Today I spent a good deal of time analyzing onsite behaviors of one of our clients through the use of in-page analytics. It had been a while since I really dug my heels in and explored the insights that this tool can provide. Let me tell you, I was quickly reminded of what I had been missing. This tool is awesome and allows you to do some quick and dirty analysis that should lead to decisions on conversion rate optimization.

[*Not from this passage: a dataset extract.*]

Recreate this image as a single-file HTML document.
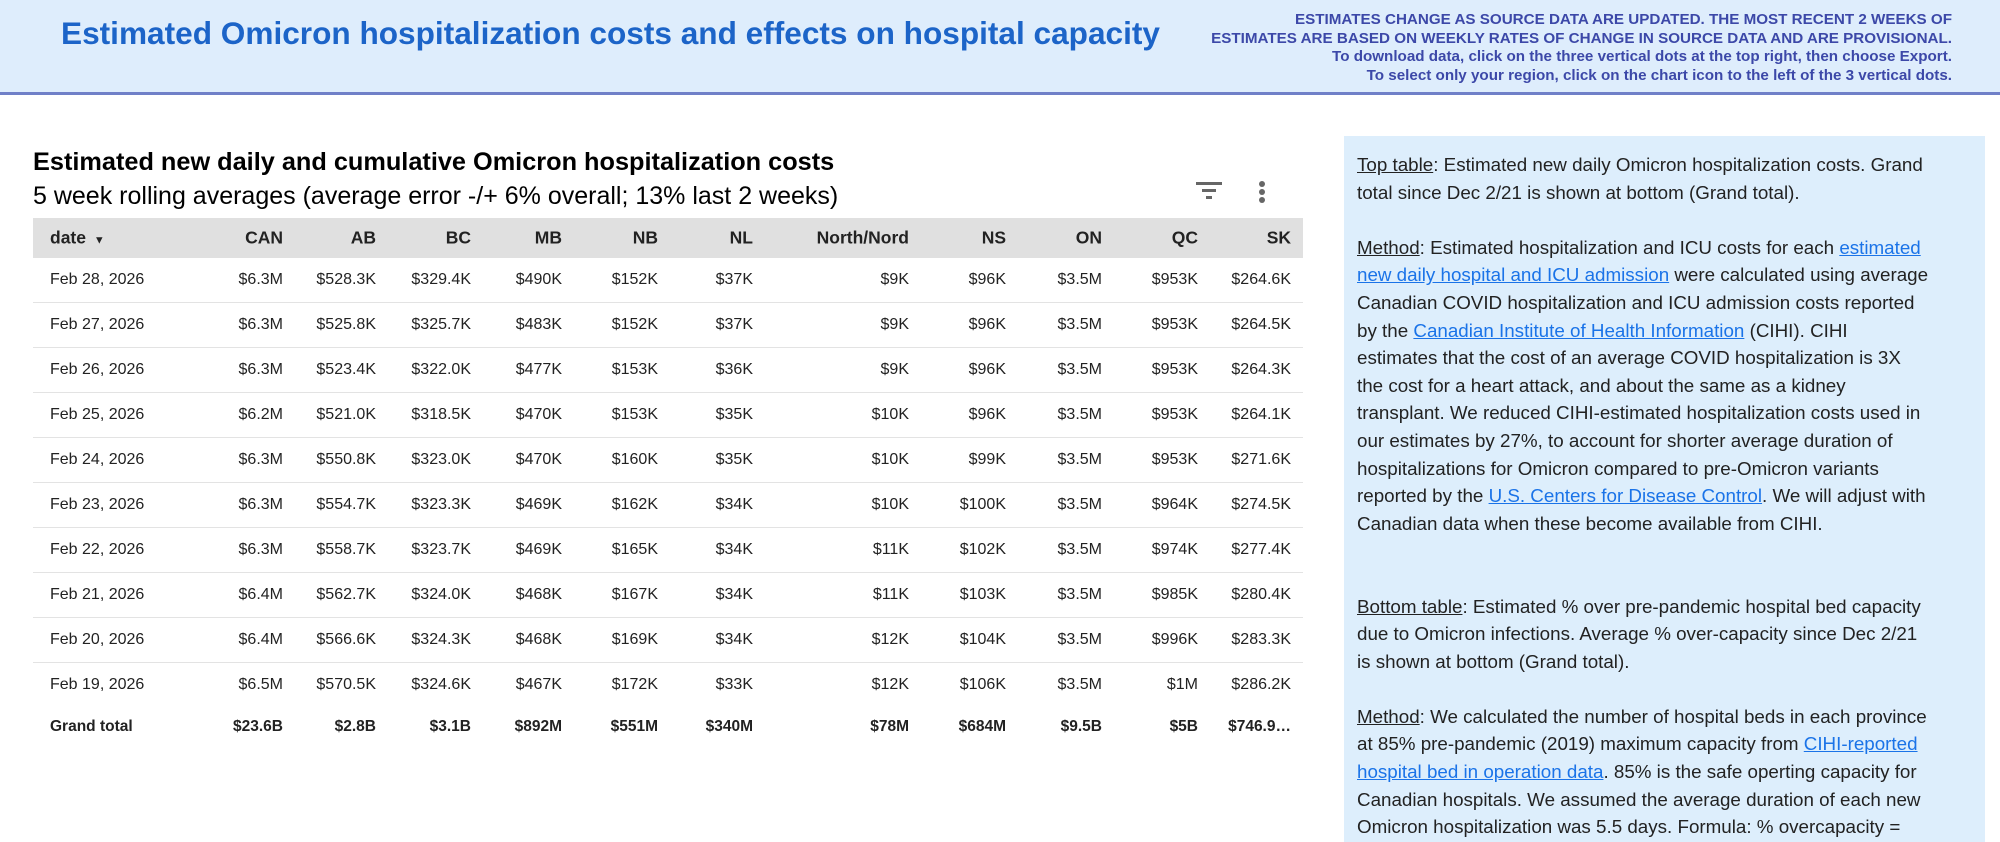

To use the tool, simply log into your analytics account, expand the content topic section, and then select in-page analytics, which will be your last option. Once you select it, a browser-like window within analytics will appear, that shows your home page. A top line report for your selected date range will appear above this window, which will show you the data set that is being analyzed and some key stats like pageviews, bounce rate, exit %, etc. A cool trick you can use is to open a new tab within the browser and load your website. Do this and wait a few seconds for the data to load and you’ll have full screen action with your click percentages included, pretty awesome. Unfortunately, using a full browser does, at times, limit your functionality by only showing you top-level traffic and not giving you the option for advanced segments, which you’ll need to do the analysis I’m going to walk through. If for some reason that segmentation option doesn’t show up, just jump back into analytics. The image below is a screen grab of my full browser view (minus the client data for confidentiality reason), which after a few refreshes did populate the segments I loaded in analytics.
Now that you’re ready to go, what I wanted to understand is how mobile visitors navigate the site as compared to desktop users. In order to do this, I selected mobile traffic and compared it to all visits. To get more accuracy, you could setup a segment that includes all visits minus mobile but for a quick evaluation, comparing all traffic versus mobile should do the trick. Once I had my segments setup, I selected Mobile Traffic from the drop down box and first looked at clicks. As an FYI, this particular client is a SaaS platform and their site is mobile optimized but not mobile specific. Two things that were immediately apparent to me:
- 69% of mobile users who hit the home page immediately clicked through to the login page. What I can draw from this is that there are a large amount of users who are actually using the platform via their mobile device. My immediate thought is that they should be taking a hard look at adapting their software into a mobile app for android and iphone. This will help in their campaigns on a couple fronts. First, it’s a huge selling point for users. “Buy our service, get our app for free and use it anywhere.” Second, it will help with direct conversions via mobile PPC searches. Click to download app extensions are made for this. Streamline the process and give folks an option to get right into the software.
- Out of the mobile folks who didn’t click the login button, roughly 30% of them clicked through to the pricing page. This makes sense to me as that’s typically my plan of attack when sourcing SaaS. For this particular client, it’s also the page with the strongest call to action and easiest path to a conversion. This also led me to think about and compare these statistics to their overall traffic (which if you have that as a segment option will automatically populate when you hover over a percentage box) and also dig a little deeper into the benefits of sending traffic to the pricing page.
Here’s what I found on the additional dig. For all traffic, a smaller percentage of people click through to the pricing page and the clicks to other sections of the website are more equal rather than skewed heavily to that particular page. What I really wanted to know was, where are the people who actually convert going? Well, this is where things get interesting. After selecting completed purchases as my metric, rather than clicks, it was clear that the behaviors of mobile and search are very different. The two most popular pages are “how it works” and “pricing.” My intuition told me that mobile wouldn’t convert on a more content heavy page like “how it works,” especially knowing that a user needs to click through to the pricing page to actually convert. This was exactly the opposite. Mobile users who clicked through the how it works page converted nearly 4x more frequently than going direct to the pricing page. Unbelievable! Adding a heavy content driven page and step to the conversion funnel actually improves conversion rates on this mobile page.
The desktop statistics were drastically the opposite. Those that clicked through the pricing model converted 6x more frequently than those going first to the how it works page. This got me thinking about what I thought I knew about mobile users. Best practices told me less information, more streamlined, easy conversion funnel. However statistics are telling me that I need to deliver the information before I ask for the sale.
The conclusion I drew from this, is that for this particular client, where over 20% of their traffic is currently coming from mobile, is that they need a customized mobile experience. They need to control the experience their mobile users participate in, give them fewer options to click, and make the path succinct while also providing relevant information up front. While this does go against a more tradition approach of “less is more,” the data is telling me that in this case, more is actually more.